DATASET CONTENT:
********************
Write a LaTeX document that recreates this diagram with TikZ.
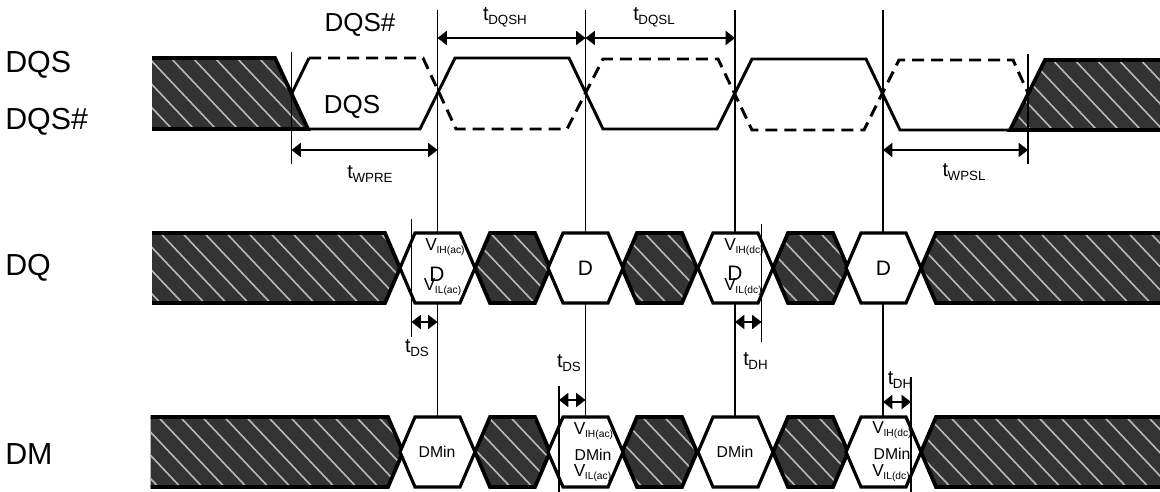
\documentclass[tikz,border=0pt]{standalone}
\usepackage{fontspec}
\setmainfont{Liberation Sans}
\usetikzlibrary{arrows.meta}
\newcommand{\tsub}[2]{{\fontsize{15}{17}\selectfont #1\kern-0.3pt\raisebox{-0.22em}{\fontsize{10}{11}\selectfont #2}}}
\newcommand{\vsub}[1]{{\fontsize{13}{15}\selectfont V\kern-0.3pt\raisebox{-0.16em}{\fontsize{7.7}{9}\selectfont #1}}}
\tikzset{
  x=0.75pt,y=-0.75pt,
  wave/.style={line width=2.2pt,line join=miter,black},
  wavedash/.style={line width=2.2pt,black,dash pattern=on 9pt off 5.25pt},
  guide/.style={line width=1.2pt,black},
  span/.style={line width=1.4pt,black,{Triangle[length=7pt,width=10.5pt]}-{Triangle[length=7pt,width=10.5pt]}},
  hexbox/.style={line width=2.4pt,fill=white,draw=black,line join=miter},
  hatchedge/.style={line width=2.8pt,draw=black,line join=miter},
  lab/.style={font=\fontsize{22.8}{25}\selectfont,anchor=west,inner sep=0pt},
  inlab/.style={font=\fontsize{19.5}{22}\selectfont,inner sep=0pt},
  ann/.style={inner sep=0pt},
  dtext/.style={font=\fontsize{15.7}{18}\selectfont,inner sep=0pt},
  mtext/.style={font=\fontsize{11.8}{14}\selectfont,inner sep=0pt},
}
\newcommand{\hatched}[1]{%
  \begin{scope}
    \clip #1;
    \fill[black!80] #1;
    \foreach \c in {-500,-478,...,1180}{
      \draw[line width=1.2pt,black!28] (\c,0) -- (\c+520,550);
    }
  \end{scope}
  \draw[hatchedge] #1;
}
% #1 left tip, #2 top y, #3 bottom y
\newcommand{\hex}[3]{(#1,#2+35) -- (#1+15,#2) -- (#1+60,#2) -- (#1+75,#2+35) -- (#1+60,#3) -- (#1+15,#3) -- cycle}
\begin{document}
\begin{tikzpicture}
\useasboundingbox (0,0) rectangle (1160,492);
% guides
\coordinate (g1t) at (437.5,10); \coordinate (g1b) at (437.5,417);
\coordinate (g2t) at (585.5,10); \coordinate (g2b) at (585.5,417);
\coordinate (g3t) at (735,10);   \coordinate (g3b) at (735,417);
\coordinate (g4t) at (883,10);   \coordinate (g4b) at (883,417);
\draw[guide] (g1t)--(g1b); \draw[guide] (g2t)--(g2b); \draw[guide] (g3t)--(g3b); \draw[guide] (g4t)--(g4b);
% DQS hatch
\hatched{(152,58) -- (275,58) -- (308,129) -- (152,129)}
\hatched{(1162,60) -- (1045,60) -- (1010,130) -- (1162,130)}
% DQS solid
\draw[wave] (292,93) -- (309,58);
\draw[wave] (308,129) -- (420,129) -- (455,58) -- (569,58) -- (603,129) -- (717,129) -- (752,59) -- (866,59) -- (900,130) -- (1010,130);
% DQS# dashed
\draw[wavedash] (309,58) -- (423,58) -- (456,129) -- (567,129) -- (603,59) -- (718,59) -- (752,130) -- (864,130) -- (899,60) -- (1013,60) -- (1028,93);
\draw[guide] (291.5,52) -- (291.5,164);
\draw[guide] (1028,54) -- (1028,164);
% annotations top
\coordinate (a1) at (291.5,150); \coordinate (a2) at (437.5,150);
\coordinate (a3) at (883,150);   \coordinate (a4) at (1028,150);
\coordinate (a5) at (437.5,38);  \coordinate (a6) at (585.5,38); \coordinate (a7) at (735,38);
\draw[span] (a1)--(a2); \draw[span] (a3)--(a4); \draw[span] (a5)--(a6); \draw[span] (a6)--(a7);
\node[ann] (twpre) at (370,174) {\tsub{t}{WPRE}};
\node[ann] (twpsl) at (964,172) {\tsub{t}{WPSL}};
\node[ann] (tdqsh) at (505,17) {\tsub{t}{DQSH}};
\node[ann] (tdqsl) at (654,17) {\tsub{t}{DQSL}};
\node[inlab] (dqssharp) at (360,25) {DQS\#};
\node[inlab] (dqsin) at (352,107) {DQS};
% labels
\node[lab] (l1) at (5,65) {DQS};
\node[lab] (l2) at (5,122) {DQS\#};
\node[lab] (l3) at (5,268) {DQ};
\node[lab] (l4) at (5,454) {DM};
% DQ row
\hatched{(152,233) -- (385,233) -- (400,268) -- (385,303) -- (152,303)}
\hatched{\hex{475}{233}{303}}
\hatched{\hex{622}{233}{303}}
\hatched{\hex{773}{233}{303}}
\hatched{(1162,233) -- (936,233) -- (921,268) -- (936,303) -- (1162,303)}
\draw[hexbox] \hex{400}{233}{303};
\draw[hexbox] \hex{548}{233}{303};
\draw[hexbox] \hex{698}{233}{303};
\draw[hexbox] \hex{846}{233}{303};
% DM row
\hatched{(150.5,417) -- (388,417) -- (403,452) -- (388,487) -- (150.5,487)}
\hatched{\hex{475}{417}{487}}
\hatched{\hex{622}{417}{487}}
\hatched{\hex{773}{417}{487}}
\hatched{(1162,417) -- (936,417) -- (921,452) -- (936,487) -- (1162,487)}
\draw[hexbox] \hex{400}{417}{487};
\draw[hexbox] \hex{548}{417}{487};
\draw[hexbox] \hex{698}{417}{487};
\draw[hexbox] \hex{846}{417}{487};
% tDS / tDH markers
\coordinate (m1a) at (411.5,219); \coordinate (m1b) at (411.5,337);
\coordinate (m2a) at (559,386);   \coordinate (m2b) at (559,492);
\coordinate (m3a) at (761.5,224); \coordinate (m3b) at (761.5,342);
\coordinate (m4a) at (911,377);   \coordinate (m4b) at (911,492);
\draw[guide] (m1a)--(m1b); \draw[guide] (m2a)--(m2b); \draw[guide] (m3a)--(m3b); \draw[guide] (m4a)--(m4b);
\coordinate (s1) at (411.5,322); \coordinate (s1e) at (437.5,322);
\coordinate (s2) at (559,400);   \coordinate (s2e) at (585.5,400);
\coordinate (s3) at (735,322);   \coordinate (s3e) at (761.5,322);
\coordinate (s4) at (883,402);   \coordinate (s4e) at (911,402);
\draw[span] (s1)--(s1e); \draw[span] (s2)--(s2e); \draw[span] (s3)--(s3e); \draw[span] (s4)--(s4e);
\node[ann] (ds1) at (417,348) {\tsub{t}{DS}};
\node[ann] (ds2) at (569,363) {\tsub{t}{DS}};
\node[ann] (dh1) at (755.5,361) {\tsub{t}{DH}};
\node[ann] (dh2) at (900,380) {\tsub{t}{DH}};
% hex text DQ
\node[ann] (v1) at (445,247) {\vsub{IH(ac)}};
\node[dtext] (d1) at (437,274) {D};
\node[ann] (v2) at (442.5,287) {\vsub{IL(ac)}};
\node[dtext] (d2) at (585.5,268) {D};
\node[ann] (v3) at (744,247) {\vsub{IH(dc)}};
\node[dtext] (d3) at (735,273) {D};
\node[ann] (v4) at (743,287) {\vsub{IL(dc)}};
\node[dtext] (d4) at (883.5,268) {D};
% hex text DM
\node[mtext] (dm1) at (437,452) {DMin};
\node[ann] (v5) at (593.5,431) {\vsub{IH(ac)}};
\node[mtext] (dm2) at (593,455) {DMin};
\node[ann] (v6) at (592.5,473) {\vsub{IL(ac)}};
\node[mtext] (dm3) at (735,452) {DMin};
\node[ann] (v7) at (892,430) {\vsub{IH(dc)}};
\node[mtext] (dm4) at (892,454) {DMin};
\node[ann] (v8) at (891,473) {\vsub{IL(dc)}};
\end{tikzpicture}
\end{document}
********************
REQUIREMENT:
Omit the pictures, then quote the rest of the material above exactly.

EXERCISE OUTPUT:
Write a LaTeX document that recreates this diagram with TikZ.
\documentclass[tikz,border=0pt]{standalone}
\usepackage{fontspec}
\setmainfont{Liberation Sans}
\usetikzlibrary{arrows.meta}
\newcommand{\tsub}[2]{{\fontsize{15}{17}\selectfont #1\kern-0.3pt\raisebox{-0.22em}{\fontsize{10}{11}\selectfont #2}}}
\newcommand{\vsub}[1]{{\fontsize{13}{15}\selectfont V\kern-0.3pt\raisebox{-0.16em}{\fontsize{7.7}{9}\selectfont #1}}}
\tikzset{
  x=0.75pt,y=-0.75pt,
  wave/.style={line width=2.2pt,line join=miter,black},
  wavedash/.style={line width=2.2pt,black,dash pattern=on 9pt off 5.25pt},
  guide/.style={line width=1.2pt,black},
  span/.style={line width=1.4pt,black,{Triangle[length=7pt,width=10.5pt]}-{Triangle[length=7pt,width=10.5pt]}},
  hexbox/.style={line width=2.4pt,fill=white,draw=black,line join=miter},
  hatchedge/.style={line width=2.8pt,draw=black,line join=miter},
  lab/.style={font=\fontsize{22.8}{25}\selectfont,anchor=west,inner sep=0pt},
  inlab/.style={font=\fontsize{19.5}{22}\selectfont,inner sep=0pt},
  ann/.style={inner sep=0pt},
  dtext/.style={font=\fontsize{15.7}{18}\selectfont,inner sep=0pt},
  mtext/.style={font=\fontsize{11.8}{14}\selectfont,inner sep=0pt},
}
\newcommand{\hatched}[1]{%
  \begin{scope}
    \clip #1;
    \fill[black!80] #1;
    \foreach \c in {-500,-478,...,1180}{
      \draw[line width=1.2pt,black!28] (\c,0) -- (\c+520,550);
    }
  \end{scope}
  \draw[hatchedge] #1;
}
% #1 left tip, #2 top y, #3 bottom y
\newcommand{\hex}[3]{(#1,#2+35) -- (#1+15,#2) -- (#1+60,#2) -- (#1+75,#2+35) -- (#1+60,#3) -- (#1+15,#3) -- cycle}
\begin{document}
\begin{tikzpicture}
\useasboundingbox (0,0) rectangle (1160,492);
% guides
\coordinate (g1t) at (437.5,10); \coordinate (g1b) at (437.5,417);
\coordinate (g2t) at (585.5,10); \coordinate (g2b) at (585.5,417);
\coordinate (g3t) at (735,10);   \coordinate (g3b) at (735,417);
\coordinate (g4t) at (883,10);   \coordinate (g4b) at (883,417);
\draw[guide] (g1t)--(g1b); \draw[guide] (g2t)--(g2b); \draw[guide] (g3t)--(g3b); \draw[guide] (g4t)--(g4b);
% DQS hatch
\hatched{(152,58) -- (275,58) -- (308,129) -- (152,129)}
\hatched{(1162,60) -- (1045,60) -- (1010,130) -- (1162,130)}
% DQS solid
\draw[wave] (292,93) -- (309,58);
\draw[wave] (308,129) -- (420,129) -- (455,58) -- (569,58) -- (603,129) -- (717,129) -- (752,59) -- (866,59) -- (900,130) -- (1010,130);
% DQS# dashed
\draw[wavedash] (309,58) -- (423,58) -- (456,129) -- (567,129) -- (603,59) -- (718,59) -- (752,130) -- (864,130) -- (899,60) -- (1013,60) -- (1028,93);
\draw[guide] (291.5,52) -- (291.5,164);
\draw[guide] (1028,54) -- (1028,164);
% annotations top
\coordinate (a1) at (291.5,150); \coordinate (a2) at (437.5,150);
\coordinate (a3) at (883,150);   \coordinate (a4) at (1028,150);
\coordinate (a5) at (437.5,38);  \coordinate (a6) at (585.5,38); \coordinate (a7) at (735,38);
\draw[span] (a1)--(a2); \draw[span] (a3)--(a4); \draw[span] (a5)--(a6); \draw[span] (a6)--(a7);
\node[ann] (twpre) at (370,174) {\tsub{t}{WPRE}};
\node[ann] (twpsl) at (964,172) {\tsub{t}{WPSL}};
\node[ann] (tdqsh) at (505,17) {\tsub{t}{DQSH}};
\node[ann] (tdqsl) at (654,17) {\tsub{t}{DQSL}};
\node[inlab] (dqssharp) at (360,25) {DQS\#};
\node[inlab] (dqsin) at (352,107) {DQS};
% labels
\node[lab] (l1) at (5,65) {DQS};
\node[lab] (l2) at (5,122) {DQS\#};
\node[lab] (l3) at (5,268) {DQ};
\node[lab] (l4) at (5,454) {DM};
% DQ row
\hatched{(152,233) -- (385,233) -- (400,268) -- (385,303) -- (152,303)}
\hatched{\hex{475}{233}{303}}
\hatched{\hex{622}{233}{303}}
\hatched{\hex{773}{233}{303}}
\hatched{(1162,233) -- (936,233) -- (921,268) -- (936,303) -- (1162,303)}
\draw[hexbox] \hex{400}{233}{303};
\draw[hexbox] \hex{548}{233}{303};
\draw[hexbox] \hex{698}{233}{303};
\draw[hexbox] \hex{846}{233}{303};
% DM row
\hatched{(150.5,417) -- (388,417) -- (403,452) -- (388,487) -- (150.5,487)}
\hatched{\hex{475}{417}{487}}
\hatched{\hex{622}{417}{487}}
\hatched{\hex{773}{417}{487}}
\hatched{(1162,417) -- (936,417) -- (921,452) -- (936,487) -- (1162,487)}
\draw[hexbox] \hex{400}{417}{487};
\draw[hexbox] \hex{548}{417}{487};
\draw[hexbox] \hex{698}{417}{487};
\draw[hexbox] \hex{846}{417}{487};
% tDS / tDH markers
\coordinate (m1a) at (411.5,219); \coordinate (m1b) at (411.5,337);
\coordinate (m2a) at (559,386);   \coordinate (m2b) at (559,492);
\coordinate (m3a) at (761.5,224); \coordinate (m3b) at (761.5,342);
\coordinate (m4a) at (911,377);   \coordinate (m4b) at (911,492);
\draw[guide] (m1a)--(m1b); \draw[guide] (m2a)--(m2b); \draw[guide] (m3a)--(m3b); \draw[guide] (m4a)--(m4b);
\coordinate (s1) at (411.5,322); \coordinate (s1e) at (437.5,322);
\coordinate (s2) at (559,400);   \coordinate (s2e) at (585.5,400);
\coordinate (s3) at (735,322);   \coordinate (s3e) at (761.5,322);
\coordinate (s4) at (883,402);   \coordinate (s4e) at (911,402);
\draw[span] (s1)--(s1e); \draw[span] (s2)--(s2e); \draw[span] (s3)--(s3e); \draw[span] (s4)--(s4e);
\node[ann] (ds1) at (417,348) {\tsub{t}{DS}};
\node[ann] (ds2) at (569,363) {\tsub{t}{DS}};
\node[ann] (dh1) at (755.5,361) {\tsub{t}{DH}};
\node[ann] (dh2) at (900,380) {\tsub{t}{DH}};
% hex text DQ
\node[ann] (v1) at (445,247) {\vsub{IH(ac)}};
\node[dtext] (d1) at (437,274) {D};
\node[ann] (v2) at (442.5,287) {\vsub{IL(ac)}};
\node[dtext] (d2) at (585.5,268) {D};
\node[ann] (v3) at (744,247) {\vsub{IH(dc)}};
\node[dtext] (d3) at (735,273) {D};
\node[ann] (v4) at (743,287) {\vsub{IL(dc)}};
\node[dtext] (d4) at (883.5,268) {D};
% hex text DM
\node[mtext] (dm1) at (437,452) {DMin};
\node[ann] (v5) at (593.5,431) {\vsub{IH(ac)}};
\node[mtext] (dm2) at (593,455) {DMin};
\node[ann] (v6) at (592.5,473) {\vsub{IL(ac)}};
\node[mtext] (dm3) at (735,452) {DMin};
\node[ann] (v7) at (892,430) {\vsub{IH(dc)}};
\node[mtext] (dm4) at (892,454) {DMin};
\node[ann] (v8) at (891,473) {\vsub{IL(dc)}};
\end{tikzpicture}
\end{document}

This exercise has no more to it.